Even so, for this type of product, clarity matters more than visual flash. I would rather have a simple interface with a sharp curriculum than a stylish site with fuzzy educational value.

Content Quality Assessment

Based on the public curriculum descriptions, the content quality appears strong in three ways.

First, it is outcome-oriented. The site repeatedly points toward a concrete deliverable: a professional one-minute film.

Second, it is production-aware. The curriculum covers not just shooting, but planning, interview technique, file organization, editing structure, and export decisions. That is the difference between hobby tips and a real workflow.

Third, it appears field-tested. The public site references workshops, institutional partnerships, and global use cases. I cannot independently verify the teaching quality of every lesson from public pages alone, but the framing suggests this curriculum was built through repeated real-world delivery rather than assembled as generic creator content.

Who Should Use It

1 Minute Academy looks best for:

  • teachers running media-literacy or storytelling programs
  • nonprofits and NGOs training people to communicate with short video
  • youth programs and community organizations
  • solo creators who want structure, not endless YouTube rabbit holes
  • beginners who need a practical entry point into filming and editing

It looks less suitable for:

  • learners seeking a broad multi-topic education platform
  • advanced filmmakers looking for deep cinema theory
  • people who want a social learning network first and a curriculum second

Bottom Line

My honest view is that 1 Minute Academy succeeds by being narrow on purpose.
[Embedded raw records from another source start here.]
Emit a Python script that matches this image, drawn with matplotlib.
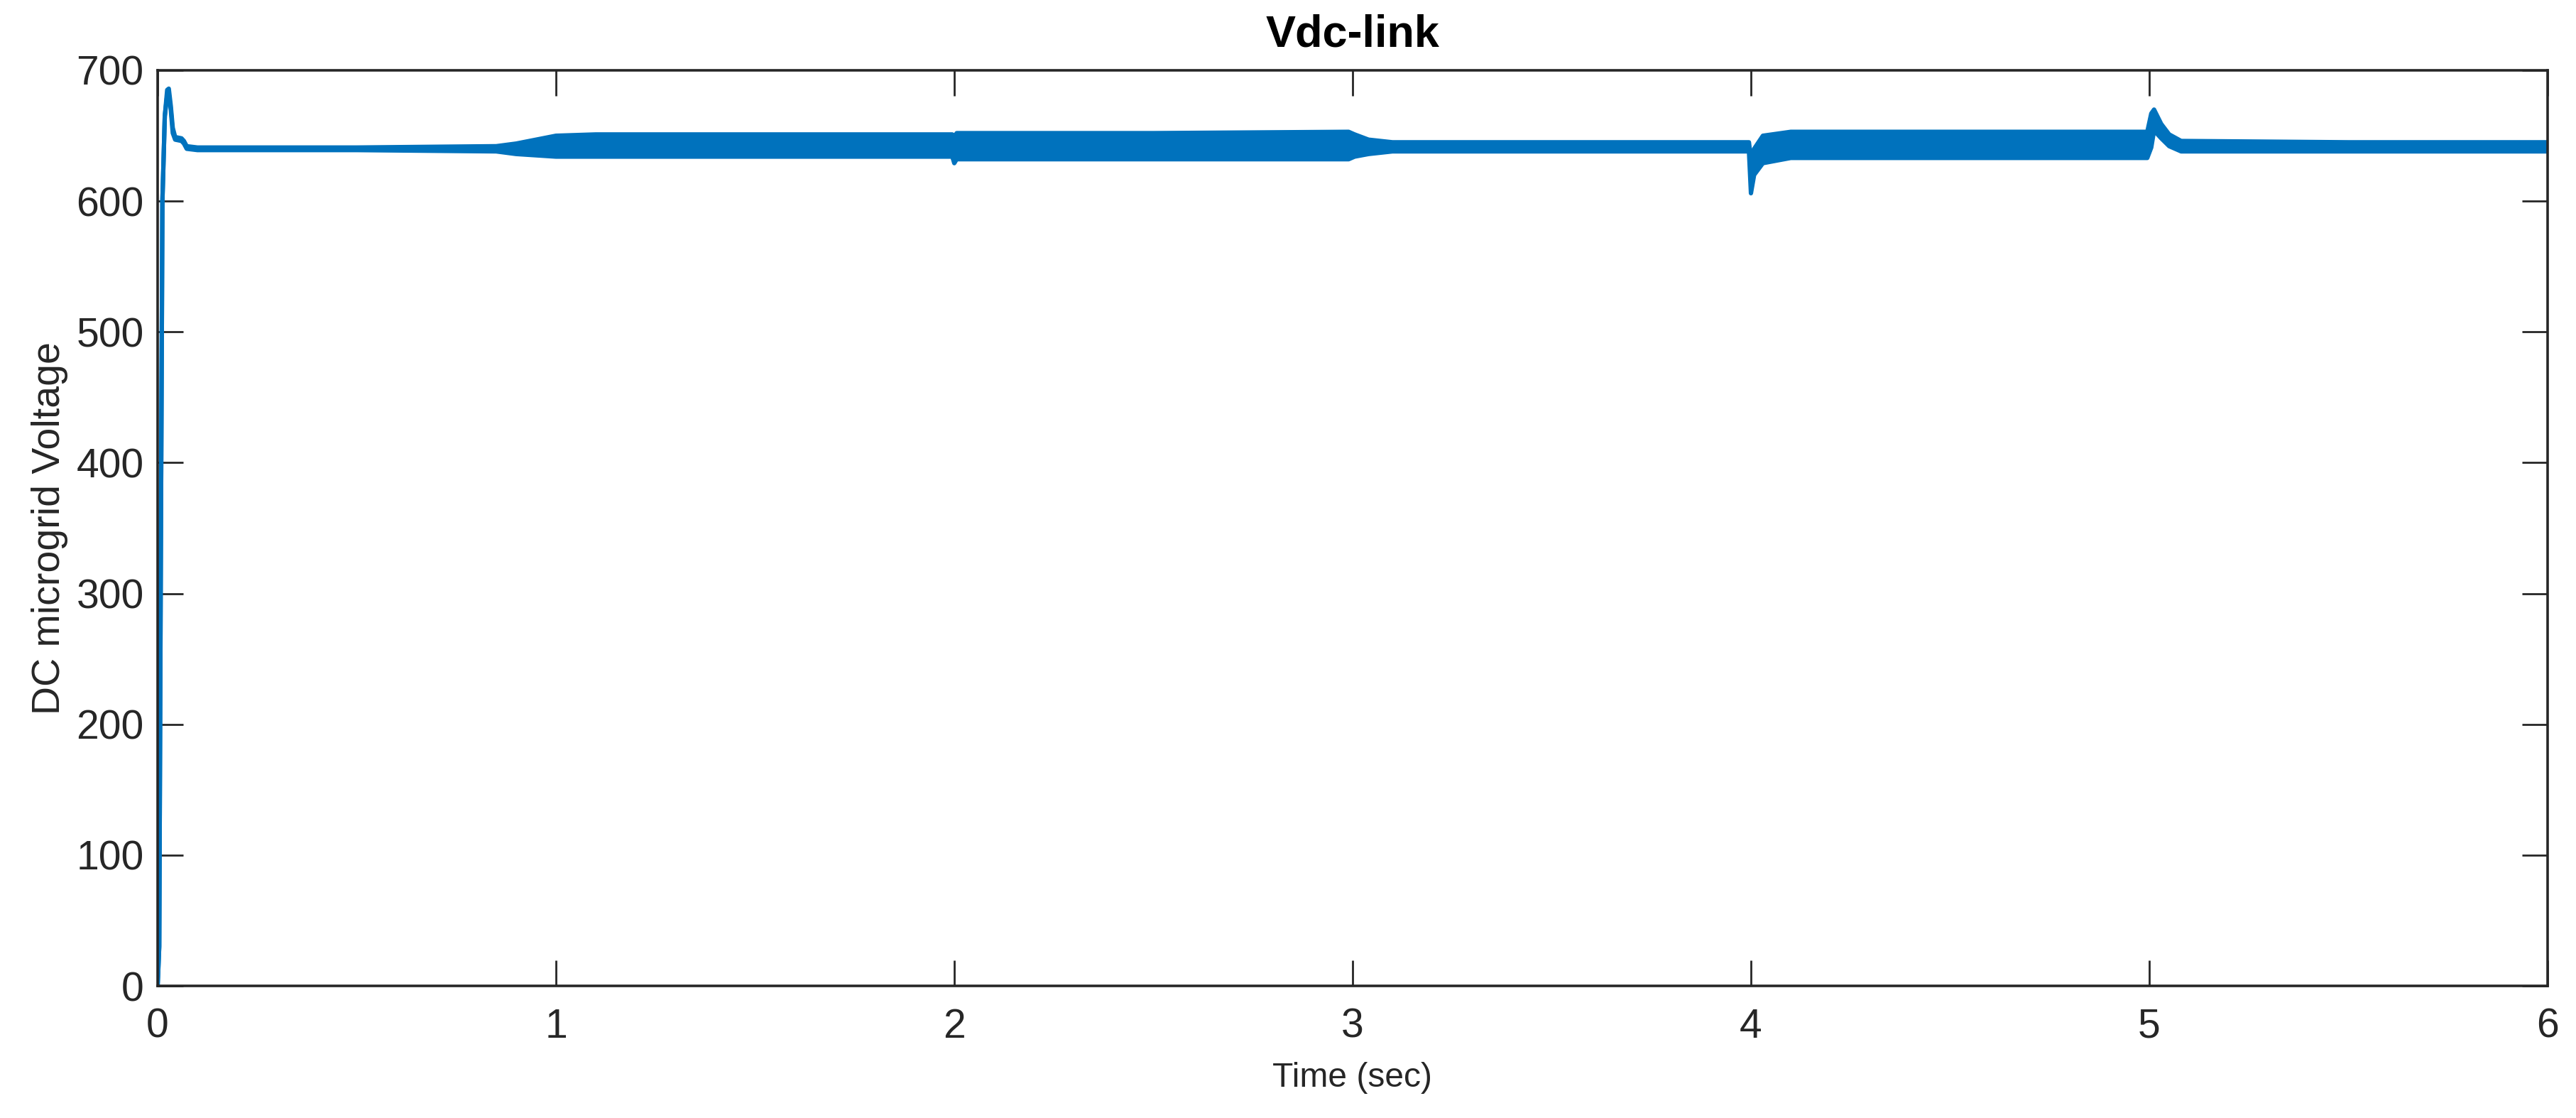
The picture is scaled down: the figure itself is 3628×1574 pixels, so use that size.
import matplotlib
matplotlib.use('Agg')
import matplotlib.pyplot as plt

# Vdc-link trace: time (sec), upper / lower envelope (V)
# the switching ripple shows as a band, so it is kept as two envelopes
time = [0.0, 0.004, 0.008, 0.012, 0.018, 0.024, 0.028, 0.033, 0.038, 0.044,
        0.060, 0.066, 0.073, 0.10, 0.50, 0.85, 0.90, 0.95, 1.00, 1.10,
        1.50, 1.995, 2.000, 2.006, 2.03, 2.50, 2.99, 3.005, 3.04, 3.10,
        3.50, 3.995, 4.000, 4.008, 4.03, 4.10, 4.50, 4.995, 5.005, 5.012,
        5.03, 5.05, 5.08, 5.50, 6.00]
v_upper = [0, 30, 330, 600, 665, 685, 686, 673, 656, 649,
           648, 646, 642, 641, 641, 642, 644, 647, 650, 651,
           651, 651, 649, 652, 652, 652, 653, 651, 647, 645,
           645, 645, 632, 640, 650, 653, 653, 653, 667, 670,
           659, 651, 646, 645, 645]
v_lower = [0, 30, 330, 600, 665, 681, 682, 670, 652, 647,
           646, 644, 640, 639, 639, 638, 636, 635, 634, 634,
           634, 634, 629, 632, 632, 632, 632, 634, 636, 638,
           638, 638, 606, 620, 629, 633, 633, 633, 641, 654,
           648, 642, 638, 638, 638]

plt.rcParams['font.family'] = ['Liberation Sans', 'DejaVu Sans']
txt = '#262626'
blue = '#0072BD'

fig = plt.figure(figsize=(18.14, 7.87), dpi=200)
ax = fig.add_axes([222/3628, 1 - 1388/1574, (3588-222)/3628, (1388-99)/1574])

# ripple band plus its edges
ax.fill_between(time, v_lower, v_upper, color=blue, linewidth=0)
ax.plot(time, v_upper, color=blue, linewidth=2.2)
ax.plot(time, v_lower, color=blue, linewidth=2.2)

ax.set_xlim(0, 6)
ax.set_ylim(0, 700)
ax.set_xticks(range(0, 7))
ax.set_yticks(range(0, 701, 100))

for s in ax.spines.values():
    s.set_color(txt)
    s.set_linewidth(1.3)
ax.tick_params(direction='in', length=13, width=1.0, colors=txt,
               labelsize=20.5, top=True, right=True)
ax.tick_params(axis='x', pad=11)
ax.tick_params(axis='y', pad=7)

ax.set_title('Vdc-link', fontsize=22.7, fontweight='bold', color='black', pad=12)
ax.set_xlabel('Time (sec)', fontsize=17.3, color=txt, labelpad=8)
ax.set_ylabel('DC microgrid Voltage', fontsize=20, color=txt, labelpad=4)

fig.savefig('out.png', dpi=200)
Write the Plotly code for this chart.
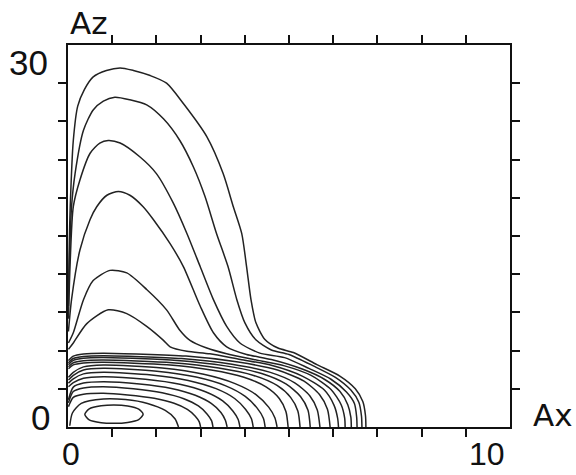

It is not trying to be everything. It is trying to teach one highly transferable skill set: making clear, effective one-minute videos.

That focus makes the platform more credible. The public pages show a meaningful curriculum, visible beginner and advanced paths, and a mission-driven use case that goes beyond influencer-style content creation.

If I were recommending it in one sentence, I would say this: 1 Minute Academy looks like a compact, practical training platform for people who need to turn ideas into short, well-structured videos without wasting time on generic creator advice.